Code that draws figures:

-- BEGIN --

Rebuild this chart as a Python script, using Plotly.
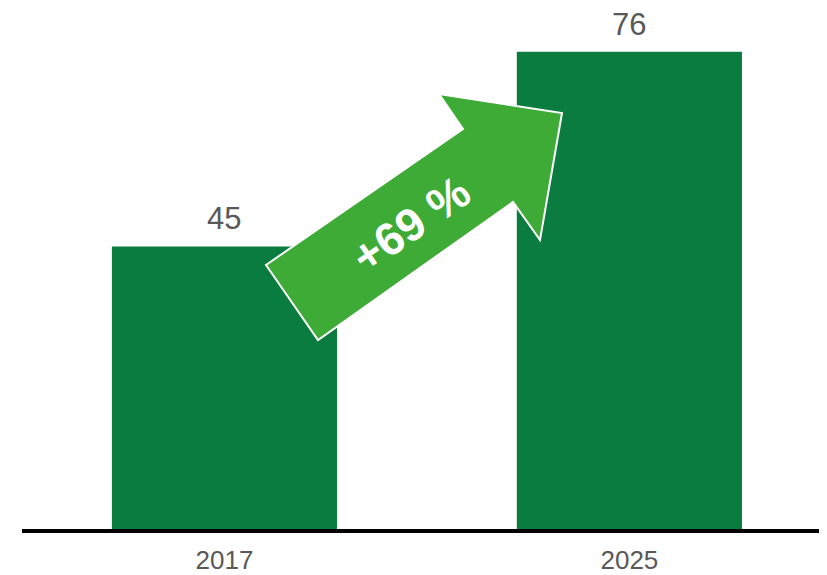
import plotly.graph_objects as go

years = ["2017", "2025"]
values = [45, 76]
change_label = "+69 %"

OFF = 8  # default page body margin
W, H = 827 - OFF, 575 - OFF
ML, MR, MT, MB = 14, 0, 0, 46
PW, PH = W - ML - MR, H - MT - MB

bar_color = "#0a7c40"
arrow_color = "#3dab35"

xpos = list(range(len(years)))

fig = go.Figure()
fig.add_trace(go.Bar(
    x=xpos, y=values, width=0.556,
    marker=dict(color=bar_color, line=dict(width=0)),
    hoverinfo="skip",
))

for xp, v in zip(xpos, values):
    fig.add_annotation(x=xp, y=v, text=str(v), showarrow=False,
                       yanchor="bottom", yshift=9, borderpad=0,
                       font=dict(family="Liberation Sans, Arial", size=31, color="#595959"))

# arrow decoration (page-pixel outline converted to paper coords)
arrow_px = [(266, 265), (318, 340), (513, 202), (540, 240), (562, 113),
            (439, 94), (463, 129)]
def to_paper(p):
    x, y = p[0] - OFF, p[1] - OFF
    return ((x - ML) / PW, (H - MB - y) / PH)
pts = [to_paper(p) for p in arrow_px]
path = "M " + " L ".join(f"{x:.5f},{y:.5f}" for x, y in pts) + " Z"
fig.add_shape(type="path", path=path, xref="paper", yref="paper",
              fillcolor=arrow_color, line=dict(color="white", width=2), layer="above")

cx, cy = to_paper((411, 224))
fig.add_annotation(x=cx, y=cy, xref="paper", yref="paper", text="<b>" + change_label + "</b>",
                   showarrow=False, textangle=-35,
                   font=dict(family="Liberation Sans, Arial", size=46, color="white"))

fig.update_layout(
    width=W, height=H,
    margin=dict(l=ML, r=MR, t=MT, b=MB),
    paper_bgcolor="white", plot_bgcolor="white",
    showlegend=False,
    xaxis=dict(range=[-0.5, 1.488], tickmode="array", tickvals=xpos, ticktext=years,
               showline=True, linecolor="black", linewidth=4, showgrid=False, zeroline=False,
               ticks="", ticklabelstandoff=5,
               tickfont=dict(family="Liberation Sans, Arial", size=26, color="#595959"),
               fixedrange=True),
    yaxis=dict(range=[0, 82.96], visible=False, showgrid=False, zeroline=False, fixedrange=True),
)

fig.write_html("out.html", config={"displayModeBar": False})
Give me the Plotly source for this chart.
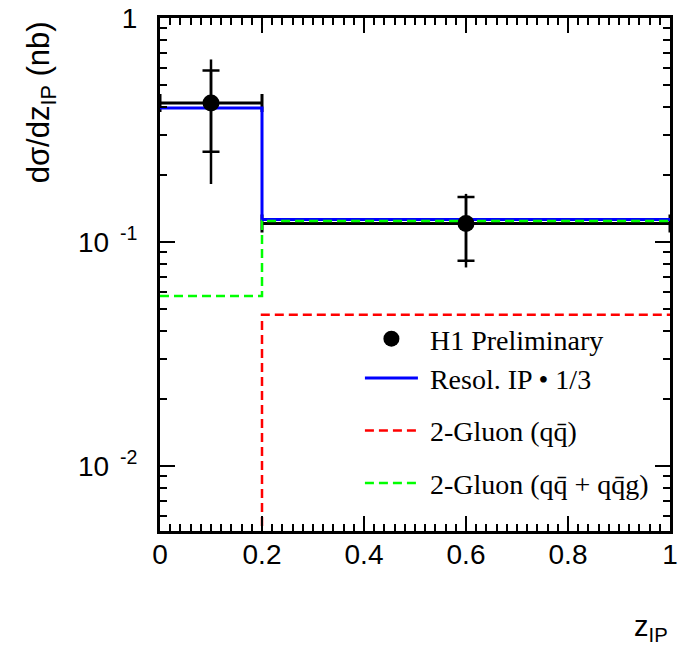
import plotly.graph_objects as go

# ---- data ----
bin_edges = [0.0, 0.2, 1.0]
data_x = [0.1, 0.6]
data_xhalf = [0.1, 0.4]
data_y = [0.417, 0.121]
stat_up = [0.166, 0.038]
stat_down = [0.164, 0.0385]
tot_up = [0.236, 0.043]
tot_down = [0.2355, 0.044]

resolved_ip = [0.397, 0.126]       # Resol. IP * 1/3
gluon_qq = [0.001, 0.0473]         # 2-Gluon (q qbar)
gluon_qqg = [0.0574, 0.124]        # 2-Gluon (q qbar + q qbar g)

ytick_vals = [0.01, 0.1, 1]
ytick_text = ["10<sup>\u00a0\u00a0-2</sup>", "10<sup>\u00a0\u00a0-1</sup>", "1"]
xtick_vals = [0, 0.2, 0.4, 0.6, 0.8, 1]
xtick_text = ["0", "0.2", "0.4", "0.6", "0.8", "1"]

def step(vals):
    return list(vals) + [vals[-1]]

fig = go.Figure()

# total error bars + horizontal bin-width bars
fig.add_trace(go.Scatter(
    x=data_x, y=data_y, mode="markers", marker=dict(size=1, color="rgba(0,0,0,0)"),
    error_x=dict(type="data", array=data_xhalf, color="black", thickness=3, width=9),
    error_y=dict(type="data", array=tot_up, arrayminus=tot_down, color="black",
                 thickness=2.5, width=0),
    showlegend=False, hoverinfo="skip"))
# statistical error caps
fig.add_trace(go.Scatter(
    x=data_x, y=data_y, mode="markers", marker=dict(size=1, color="rgba(0,0,0,0)"),
    error_y=dict(type="data", array=stat_up, arrayminus=stat_down, color="black",
                 thickness=2.5, width=8.5),
    showlegend=False, hoverinfo="skip"))

NB = "\u00a0"
fig.add_trace(go.Scatter(
    x=bin_edges, y=step(resolved_ip), mode="lines", line_shape="hv",
    line=dict(color="#0000ff", width=3), name=NB + "Resol. IP • 1/3", legendrank=2,
    legendgroup="a"))
fig.add_trace(go.Scatter(
    x=bin_edges, y=step(gluon_qq), mode="lines", line_shape="hv",
    line=dict(color="#ff0000", width=2.5, dash="9px,5px"), name=NB + "2-Gluon (qq\u0304)",
    legendrank=3, legendgroup="c"))
fig.add_trace(go.Scatter(
    x=bin_edges, y=step(gluon_qqg), mode="lines", line_shape="hv",
    line=dict(color="#00ff00", width=2.5, dash="9px,5px"),
    name=NB + "2-Gluon (qq\u0304 + qq\u0304g)", legendrank=4, legendgroup="d"))

fig.add_trace(go.Scatter(
    x=data_x, y=data_y, mode="markers", marker=dict(size=17, color="black"),
    name=NB + "H1 Preliminary", legendrank=1, legendgroup="a"))

axis_common = dict(
    showline=True, linecolor="black", linewidth=3, mirror="ticks",
    ticks="inside", ticklen=15, tickwidth=2, tickcolor="black",
    showgrid=False, zeroline=False, automargin=False, ticklabeloverflow="allow",
    tickfont=dict(family="Liberation Sans, Arial", size=28, color="black"),
)

fig.update_xaxes(
    range=[0, 1], tickvals=xtick_vals, ticktext=xtick_text,
    minor=dict(ticks="inside", ticklen=7, tickwidth=1.5, tickcolor="black", dtick=0.02, showgrid=False),
    ticklabelstandoff=-4,
    **axis_common)
fig.update_yaxes(
    type="log", range=[-2.29, 0], tickvals=ytick_vals, ticktext=ytick_text,
    minor=dict(ticks="inside", ticklen=7, tickwidth=1.5, tickcolor="black", dtick="D1", showgrid=False),
    ticklabelstandoff=14,
    **axis_common)

fig.add_annotation(
    text="dσ/dz<sub>IP</sub> (nb)", textangle=-90, xref="paper", yref="paper",
    x=-0.234, y=0.835, xanchor="center", yanchor="middle", showarrow=False,
    font=dict(family="Liberation Sans, Arial", size=31, color="black"))
fig.add_annotation(
    text="z<sub>IP</sub>", xref="paper", yref="paper",
    x=1.0, y=-0.19, xanchor="right", yanchor="middle", showarrow=False,
    font=dict(family="Liberation Sans, Arial", size=29, color="black"))

fig.update_layout(
    width=678, height=647,
    margin=dict(l=160, r=8, t=18, b=116),
    paper_bgcolor="white", plot_bgcolor="white",
    legend=dict(x=0.392, y=0.423, xanchor="left", yanchor="top",
                bgcolor="rgba(0,0,0,0)", itemwidth=53, tracegroupgap=13,
                font=dict(family="Liberation Serif, Times New Roman", size=28, color="black")),
)

fig.write_html("out.html")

-- END --

▸ YOUR OBJECTIVE: Report only how many lines in the listing contain the string "chart".

▸ COMPLETED EXERCISE: 2